Set your goals. You may need to find middle ground on certain financial values -- how much risk to take with your investments, how vigorously to save, how freely to use credit. Set aside a portion of each paycheck to fund your highest-priority goals -- perhaps saving for a house, paying down debt or socking away money in a 401(k). And set some ground rules upfront. For example, you may want to consult with each other before making purchases above a certain amount. Start stashing money in an emergency fund with the goal of accumulating at least six months' worth of essential expenses.
Merge accounts (strategically). Combining some of your finances is a plus. For example, when you're buying a home, you often need two incomes to qualify. Some couples prefer to keep separate checking accounts but one joint account for household bills. See whether you can qualify for a better banking package now that you'll have more money in the bank.

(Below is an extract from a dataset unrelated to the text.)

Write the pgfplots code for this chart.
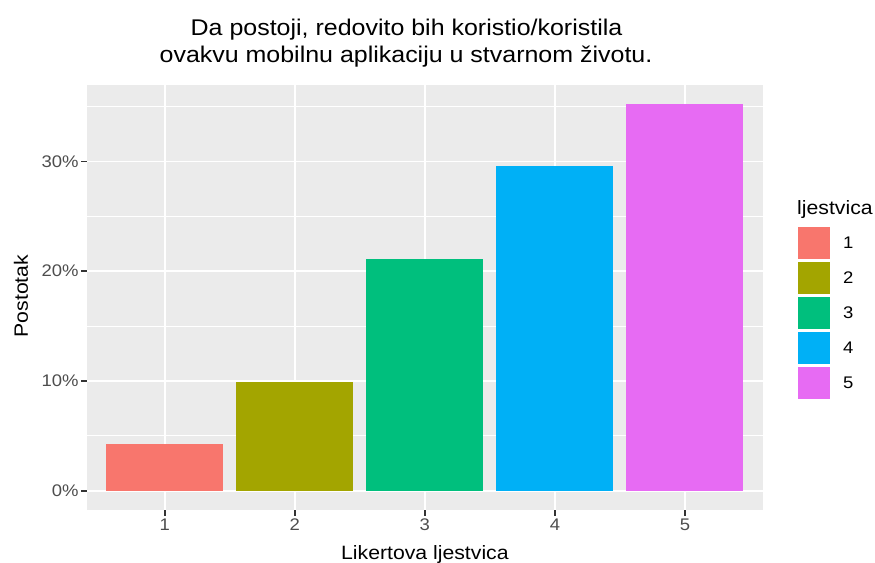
\documentclass[border=0pt]{standalone}
\usepackage{pgfplots}
\pgfplotsset{compat=1.18}
\usepackage{fontspec}
\setmainfont{Liberation Sans}[FakeStretch=1.1]
\definecolor{c1}{HTML}{F8766D}
\definecolor{c2}{HTML}{A3A500}
\definecolor{c3}{HTML}{00BF7D}
\definecolor{c4}{HTML}{00B0F6}
\definecolor{c5}{HTML}{E76BF3}
\definecolor{panelbg}{HTML}{EBEBEB}
\definecolor{tickgray}{HTML}{333333}
\definecolor{labgray}{HTML}{4D4D4D}
\begin{document}
\begin{tikzpicture}
\useasboundingbox (0,0) rectangle (875pt,562pt);
\begin{axis}[
  at={(86.7pt,52pt)}, anchor=south west,
  width=676.3pt, height=425pt, scale only axis,
  xmin=0.4, xmax=5.6, ymin=-1.76, ymax=36.97,
  axis background/.style={fill=panelbg},
  axis line style={draw=none},
  xtick={1,2,3,4,5}, xticklabels={1,2,3,4,5},
  ytick={0,10,20,30}, yticklabels={0\%,10\%,20\%,30\%},
  minor ytick={5,15,25,35},
  xtick pos=bottom, ytick pos=left,
  ymajorgrids, xmajorgrids, yminorgrids,
  major grid style={white, line width=1.9pt},
  minor grid style={white, line width=0.95pt},
  tick align=outside, major tick length=5.5pt, minor tick length=0pt,
  major tick style={tickgray, line width=1.9pt},
  ticklabel style={font=\fontsize{16.8}{20}\selectfont, text=labgray},
  xticklabel style={inner sep=3pt},
  yticklabel style={inner sep=2.5pt},
  ybar, bar width=0.9, bar shift=0pt,
  legend image code/.code={\fill[#1] (0pt,-16pt) rectangle (32pt,16pt);},
  legend style={at={(1.0518,0.6659)}, anchor=north west, draw=none, fill=none,
    inner sep=0pt, outer sep=0pt, row sep=3pt, column sep=13pt,
    font=\fontsize{16.8}{20}\selectfont,
    nodes={inner sep=0pt}},
  legend cell align=left,
]
\addplot[fill=c1, draw=none] coordinates {(1,4.225)};
\addlegendentry{1}
\addplot[fill=c2, draw=none] coordinates {(2,9.859)};
\addlegendentry{2}
\addplot[fill=c3, draw=none] coordinates {(3,21.127)};
\addlegendentry{3}
\addplot[fill=c4, draw=none] coordinates {(4,29.577)};
\addlegendentry{4}
\addplot[fill=c5, draw=none] coordinates {(5,35.211)};
\addlegendentry{5}
\end{axis}
\node[anchor=base, font=\fontsize{22.7}{27}\selectfont] at (406.5pt,526pt) {Da postoji, redovito bih koristio/koristila};
\node[anchor=base, font=\fontsize{22.7}{27}\selectfont] at (406pt,499pt) {ovakvu mobilnu aplikaciju u stvarnom životu.};
\node[rotate=90, anchor=center, font=\fontsize{19.3}{23}\selectfont] at (21pt,266pt) {Postotak};
\node[anchor=base, font=\fontsize{19.3}{23}\selectfont] at (424.9pt,3pt) {Likertova ljestvica};
\node[anchor=base west, inner sep=0pt, font=\fontsize{19.3}{23}\selectfont] at (797pt,347pt) {ljestvica};
\end{tikzpicture}
\end{document}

Review your investments. Look at taxable brokerage accounts, mutual fund accounts and retirement savings to make sure your combined portfolios are still diversified and coordinated to reach your goals. At Morningstar.com, "Instant X-Ray" will give you a quick breakdown of your asset allocation, the fees you pay and where your investments overlap. To simplify tracking and taxes, consider shifting some of your accounts to the same mutual fund company or brokerage firm.

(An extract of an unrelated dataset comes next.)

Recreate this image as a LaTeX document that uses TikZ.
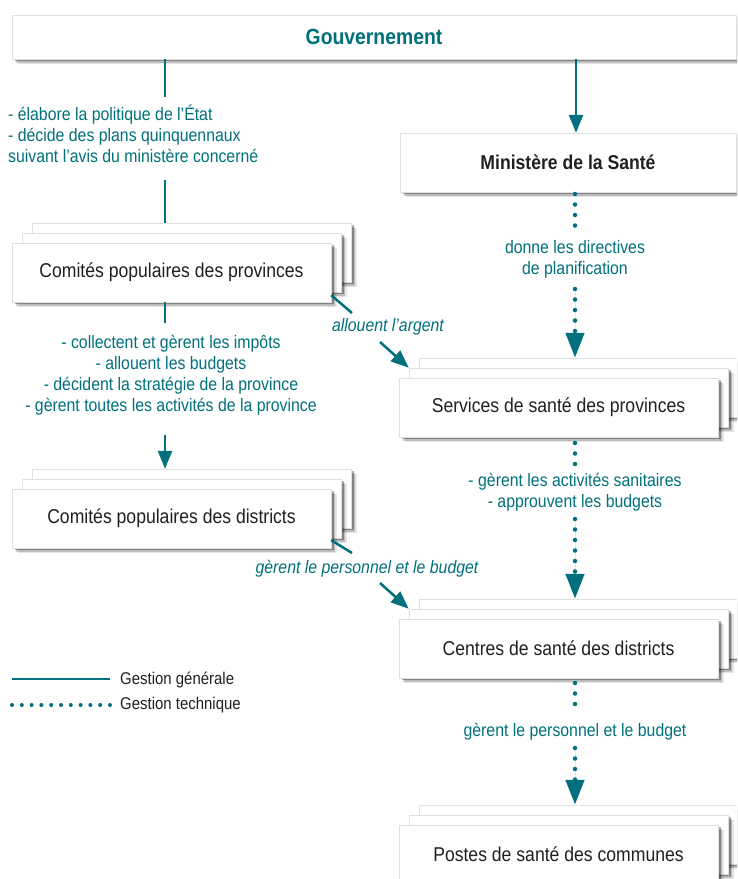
\documentclass[tikz,border=0pt]{standalone}
\usepackage{fontspec}
\setmainfont{Liberation Sans}[FakeStretch=0.88]
\usetikzlibrary{arrows.meta,shadows}
\definecolor{teal1}{RGB}{0,112,124}
\definecolor{dark}{RGB}{35,31,32}
\tikzset{
  box/.style={draw=black!12, line width=0.4pt, fill=white,
    drop shadow={shadow xshift=5.5pt, shadow yshift=-5pt, opacity=0.10, fill=black},
    drop shadow={shadow xshift=4pt, shadow yshift=-3.5pt, opacity=0.18, fill=black},
    drop shadow={shadow xshift=2.5pt, shadow yshift=-2.2pt, opacity=0.30, fill=black},
    minimum width=319pt, minimum height=59pt, inner sep=0pt, text=dark,
    font=\fontsize{20}{24}\selectfont},
  lbl/.style={text=teal1, font=\fontsize{18}{21}\selectfont, inner sep=0pt, align=center},
  ilbl/.style={lbl, font=\fontsize{18}{21}\selectfont\itshape},
  leg/.style={text=dark, font=\fontsize{17}{20}\selectfont, inner sep=0pt, anchor=west},
  gen/.style={draw=teal1, line width=2.5pt},
  tech/.style={draw=teal1, line width=4.5pt, line cap=round, dash pattern=on 0pt off 10.5pt},
  sarrow/.style={-{Triangle[width=14pt,length=18pt]}, fill=teal1},
  darrow/.style={-{Triangle[width=18pt,length=25pt]}, fill=teal1},
}
\newcommand\mystack[4]{%
  \node[box] (#1c) at (#2+20,#3-20) {};
  \node[box] (#1b) at (#2+10,#3-10) {};
  \node[box] (#1) at (#2,#3) {#4};}
\begin{document}
\begin{tikzpicture}[x=1pt,y=-1pt]
\useasboundingbox (0,0) rectangle (737,879);
\clip (0,0) rectangle (737,879);

% boxes
\node[box, minimum width=724pt, minimum height=44pt, text=teal1,
  font=\fontsize{22}{26}\selectfont\bfseries] (gov) at (374,37) {Gouvernement};
\node[box, minimum width=336pt, font=\fontsize{20}{24}\selectfont\bfseries] (min) at (568,162.5) {Ministère de la Santé};
\mystack{prov}{171.5}{272.5}{Comités populaires des provinces}
\mystack{dist}{171.5}{518.5}{Comités populaires des districts}
\mystack{serv}{558.5}{407.5}{Services de santé des provinces}
\mystack{cent}{558.5}{648.5}{Centres de santé des districts}
\mystack{post}{558.5}{854.5}{Postes de santé des communes}

% general management (left)
\coordinate (a1) at (165,97);
\coordinate (a2) at (165,180);
\draw[gen] (gov.south -| a1) -- (a1);
\draw[gen] (a2) -- (provc.north -| a2);
\node[lbl, align=left, anchor=west] (t1) at (8,134)
  {- élabore la politique de l’État\\- décide des plans quinquennaux\\suivant l’avis du ministère concerné};

\coordinate (a3) at (165,323);
\coordinate (a4) at (165,435);
\draw[gen] (prov.south -| a3) -- (a3);
\node[lbl] (t2) at (171,375)
  {- collectent et gèrent les impôts\\- allouent les budgets\\- décident la stratégie de la province\\- gèrent toutes les activités de la province};
\draw[gen, sarrow] (a4) -- (distc.north -| a4);

% government to ministry
\coordinate (b1) at (576,0);
\draw[gen, sarrow] (gov.south -| b1) -- (min.north -| b1);

% diagonals
\coordinate (d1) at (352,313);
\coordinate (d2) at (380,342);
\draw[gen] ([yshift=7pt]prov.south east) -- (d1);
\node[ilbl] (t3) at (388,327) {allouent l’argent};
\draw[gen, sarrow] (d2) -- (servb.north west);

\coordinate (f1) at (352,553);
\coordinate (f2) at (380,583);
\draw[gen] ([yshift=8pt]dist.south east) -- (f1);
\node[ilbl] (t4) at (367,569) {gèrent le personnel et le budget};
\draw[gen, sarrow] (f2) -- (centb.north west);

% technical management (right)
\coordinate (c0) at (575,194);
\coordinate (c1) at (575,233);
\coordinate (c2) at (575,289);
\draw[tech] (c0) -- (c1);
\node[lbl] (t5) at (575,259) {donne les directives\\de planification};
\draw[tech, darrow] (c2) -- (servc.north -| c2);

\coordinate (e0) at (575,443);
\coordinate (e1) at (575,464);
\coordinate (e2) at (575,519);
\draw[tech] (e0) -- (e1);
\node[lbl] (t6) at (575,492) {- gèrent les activités sanitaires\\- approuvent les budgets};
\draw[tech, darrow] (e2) -- (centc.north -| e2);

\coordinate (g0) at (575,683);
\coordinate (g1) at (575,713);
\coordinate (g2) at (575,748);
\draw[tech] (g0) -- (g1);
\node[lbl] (t7) at (575,732) {gèrent le personnel et le budget};
\draw[tech, darrow] (g2) -- (postc.north -| g2);

% legend
\coordinate (l1a) at (12,679);
\coordinate (l1b) at (110,679);
\coordinate (l2a) at (12,705);
\coordinate (l2b) at (110,705);
\draw[gen] (l1a) -- (l1b);
\draw[tech, line width=4pt, dash pattern=on 0pt off 9.8pt] (l2a) -- (l2b);
\node[leg] (lg1) at (120,680) {Gestion générale};
\node[leg] (lg2) at (120,705) {Gestion technique};
\end{tikzpicture}
\end{document}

Decide who will handle the bills. Will one of you be in charge of paying all of the bills each month, or will you divvy up the task? Using a budgeting site, such as Mint.com, can help you focus your spending and organize your accounts. You can automate bill-paying through your bank.
Coordinate benefits. If both of you have health insurance through work, see whether it would be better if you or your spouse switched to the other's coverage. You can also mix and match -- for example, you could sign up with your employer for health insurance but get dental coverage through your spouse's plan. Each of you may also have other employee benefits that you can extend to your spouse, such as life insurance. And don't forget to update beneficiary designations.

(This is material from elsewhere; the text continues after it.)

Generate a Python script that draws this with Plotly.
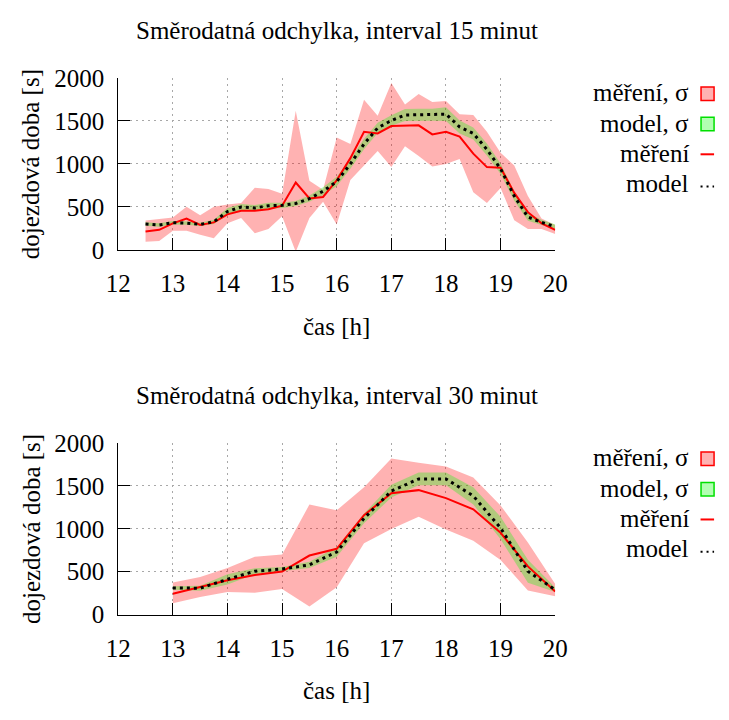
import plotly.graph_objects as go

# ---------------- data ----------------
# 15-minute interval
t15 = [12.5, 12.75, 13.0, 13.25, 13.5, 13.75, 14.0, 14.25, 14.5, 14.75, 15.0, 15.25, 15.5, 15.75,
       16.0, 16.25, 16.5, 16.75, 17.0, 17.25, 17.5, 17.75, 18.0, 18.25, 18.5, 18.75, 19.0, 19.25,
       19.5, 19.75, 20.0]
meas15 = [216, 235, 310, 366, 291, 321, 414, 455, 455, 474, 515, 784, 600, 616,
          810, 1067, 1373, 1354, 1440, 1448, 1448, 1343, 1373, 1317, 1119, 963, 955, 664,
          440, 310, 235]
meas15_hi = [343, 362, 377, 504, 403, 504, 530, 545, 724, 709, 653, 1616, 806, 701,
             1306, 1231, 1746, 1560, 1940, 1690, 1813, 1720, 1731, 1578, 1567, 1373, 1130, 981,
             627, 366, 291]
meas15_lo = [97, 104, 224, 224, 179, 138, 310, 373, 194, 246, 392, -20, 373, 560,
             298, 813, 981, 1149, 963, 1205, 1093, 970, 1000, 1056, 672, 545, 720, 347,
             246, 246, 187]
model15 = [302, 291, 317, 313, 298, 328, 448, 500, 489, 515, 519, 541, 597, 683,
           795, 1000, 1231, 1418, 1504, 1567, 1571, 1571, 1578, 1429, 1354, 1168, 944, 627,
           384, 321, 272]
model15_sd = [20, 20, 20, 20, 20, 25, 40, 35, 35, 35, 30, 30, 35, 45,
              55, 55, 60, 60, 60, 70, 70, 70, 80, 75, 70, 70, 60, 55,
              45, 30, 25]

# 30-minute interval
t30 = [13.0, 13.5, 14.0, 14.5, 15.0, 15.5, 16.0, 16.5, 17.0, 17.5, 18.0, 18.5, 19.0, 19.5, 20.0]
meas30 = [243, 318, 400, 460, 501, 688, 766, 1159, 1413, 1450, 1357, 1226, 953, 561, 269]
meas30_hi = [374, 437, 542, 673, 699, 1282, 1215, 1484, 1820, 1768, 1727, 1596, 1271, 841, 355]
meas30_lo = [131, 206, 262, 254, 299, 93, 318, 830, 998, 1140, 991, 860, 635, 280, 213]
model30 = [310, 307, 411, 505, 531, 579, 729, 1121, 1439, 1581, 1581, 1383, 1009, 505, 288]
model30_sd = [20, 30, 60, 35, 22, 37, 55, 56, 75, 75, 75, 100, 130, 135, 26]

x_ticks = [12, 13, 14, 15, 16, 17, 18, 19, 20]
y_ticks = [0, 500, 1000, 1500, 2000]
titles = ["Směrodatná odchylka, interval 15 minut", "Směrodatná odchylka, interval 30 minut"]
legend_labels = ["měření, σ", "model, σ", "měření", "model"]
x_title = "čas [h]"
y_title = "dojezdová doba [s]"

# ---------------- styling ----------------
W, H = 729, 720
FONT = "Liberation Serif, Times New Roman, serif"
FS = 25
RED_FILL = "rgba(255,0,0,0.3)"
GREEN_FILL = "rgba(0,255,0,0.3)"


def px(x):
    return x / W


def py(y):
    return 1 - y / H


fig = go.Figure()

panels = [
    dict(t=t15, m=meas15, mhi=meas15_hi, mlo=meas15_lo, mod=model15, sd=model15_sd,
         xa="x", ya="y", top=67.3, bottom=246.3),
    dict(t=t30, m=meas30, mhi=meas30_hi, mlo=meas30_lo, mod=model30, sd=model30_sd,
         xa="x2", ya="y2", top=446.7, bottom=625.0),
]

for p in panels:
    t = p["t"]
    # measurement sigma band
    fig.add_trace(go.Scatter(x=t + t[::-1], y=p["mhi"] + p["mlo"][::-1], fill="toself",
                             fillcolor=RED_FILL, line=dict(width=0), mode="lines",
                             xaxis=p["xa"], yaxis=p["ya"], showlegend=False, hoverinfo="skip"))
    # model sigma band
    mhi = [m + s for m, s in zip(p["mod"], p["sd"])]
    mlo = [m - s for m, s in zip(p["mod"], p["sd"])]
    fig.add_trace(go.Scatter(x=t + t[::-1], y=mhi + mlo[::-1], fill="toself",
                             fillcolor=GREEN_FILL, line=dict(width=0), mode="lines",
                             xaxis=p["xa"], yaxis=p["ya"], showlegend=False, hoverinfo="skip"))
    # measurement line
    fig.add_trace(go.Scatter(x=t, y=p["m"], mode="lines", line=dict(color="red", width=2),
                             xaxis=p["xa"], yaxis=p["ya"], showlegend=False))
    # model line
    fig.add_trace(go.Scatter(x=t, y=p["mod"], mode="lines",
                             line=dict(color="black", width=3, dash="3px,4px"),
                             xaxis=p["xa"], yaxis=p["ya"], showlegend=False))

axis_common = dict(
    showline=True, linecolor="black", linewidth=1,
    ticks="inside", ticklen=12, tickcolor="black", tickwidth=1,
    showgrid=True, gridcolor="#a8a8a8", gridwidth=1, griddash="2px,4px",
    zeroline=False, tickfont=dict(family=FONT, size=FS, color="black"),
)

x0, x1 = 110, 562.5
layout = dict(
    width=W, height=H, margin=dict(l=0, r=0, t=0, b=0),
    paper_bgcolor="white", plot_bgcolor="white", showlegend=False,
    font=dict(family=FONT, color="black"),
)
for i, p in enumerate(panels):
    sfx = "" if i == 0 else "2"
    layout["xaxis" + sfx] = dict(axis_common, domain=[px(x0), px(x1)], range=[12, 20],
                                 tickvals=x_ticks, anchor="y" + sfx, ticklabelstandoff=11)
    layout["yaxis" + sfx] = dict(axis_common, domain=[py(p["bottom"]), py(p["top"])],
                                 range=[0, 2000], tickvals=y_ticks, anchor="x" + sfx,
                                 ticklabelstandoff=8)
fig.update_layout(**layout)

annotations = []
shapes = []
for i, p in enumerate(panels):
    top, bottom = p["top"], p["bottom"]
    cx = (x0 + x1) / 2
    annotations.append(dict(text=titles[i], x=px(cx), y=py(top - 49), xref="paper", yref="paper",
                            xanchor="center", yanchor="middle", showarrow=False,
                            font=dict(family=FONT, size=FS)))
    annotations.append(dict(text=x_title, x=px(cx), y=py(bottom + 79), xref="paper", yref="paper",
                            xanchor="center", yanchor="middle", showarrow=False,
                            font=dict(family=FONT, size=FS)))
    annotations.append(dict(text=y_title, x=px(20), y=py((top + bottom) / 2), xref="paper",
                            yref="paper", xanchor="center", yanchor="middle", showarrow=False,
                            textangle=-90, font=dict(family=FONT, size=FS)))
    rows = [top + 16.5 + 31.5 * k for k in range(4)]
    for k, lab in enumerate(legend_labels):
        annotations.append(dict(text=lab, x=px(703), y=py(rows[k] - 1), xref="paper", yref="paper",
                                xanchor="right", yanchor="middle", showarrow=False,
                                font=dict(family=FONT, size=FS)))
    shapes.append(dict(type="rect", xref="paper", yref="paper",
                       x0=px(713.5), x1=px(727), y0=py(rows[0] + 7), y1=py(rows[0] - 7),
                       fillcolor=RED_FILL, line=dict(color="red", width=1.5)))
    shapes.append(dict(type="rect", xref="paper", yref="paper",
                       x0=px(713.5), x1=px(727), y0=py(rows[1] + 7), y1=py(rows[1] - 7),
                       fillcolor=GREEN_FILL, line=dict(color="#00e000", width=1.5)))
    shapes.append(dict(type="line", xref="paper", yref="paper",
                       x0=px(713), x1=px(727), y0=py(rows[2]), y1=py(rows[2]),
                       line=dict(color="red", width=2)))
    shapes.append(dict(type="line", xref="paper", yref="paper",
                       x0=px(713), x1=px(727), y0=py(rows[3] + 2), y1=py(rows[3] + 2),
                       line=dict(color="black", width=2, dash="2px,4px")))

fig.update_layout(annotations=annotations, shapes=shapes)
fig.write_html("out.html", post_script="document.body.style.margin='0px';")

Check up on insurance. Do you need one another's income to pay the bills and reach your financial goals? If so, you'll need life insurance. Use the life-insurance-needs calculator to determine how much to buy. Pool your auto-insurance coverage, but don't just add your spouse to a current policy; shopping around may turn up a better deal. Adjust your renters or homeowners insurance to cover all the new stuff you've just acquired. Buying auto and home insurance through the same company could get you a discount.
Don't forget about taxes. If you tie the knot by December 31, the IRS considers you married for the full year. Ask your employers to adjust your withholding [for help with taxes and insurance, see Kiplinger's Recipes for Quick & Easy Financial Fixes. See whether you're still eligible for IRA tax deductions or Roth IRA contributions (you're out of luck if your joint income exceeds $177,000). If you changed your name, let the Social Security Administration know by filing Form SS-5.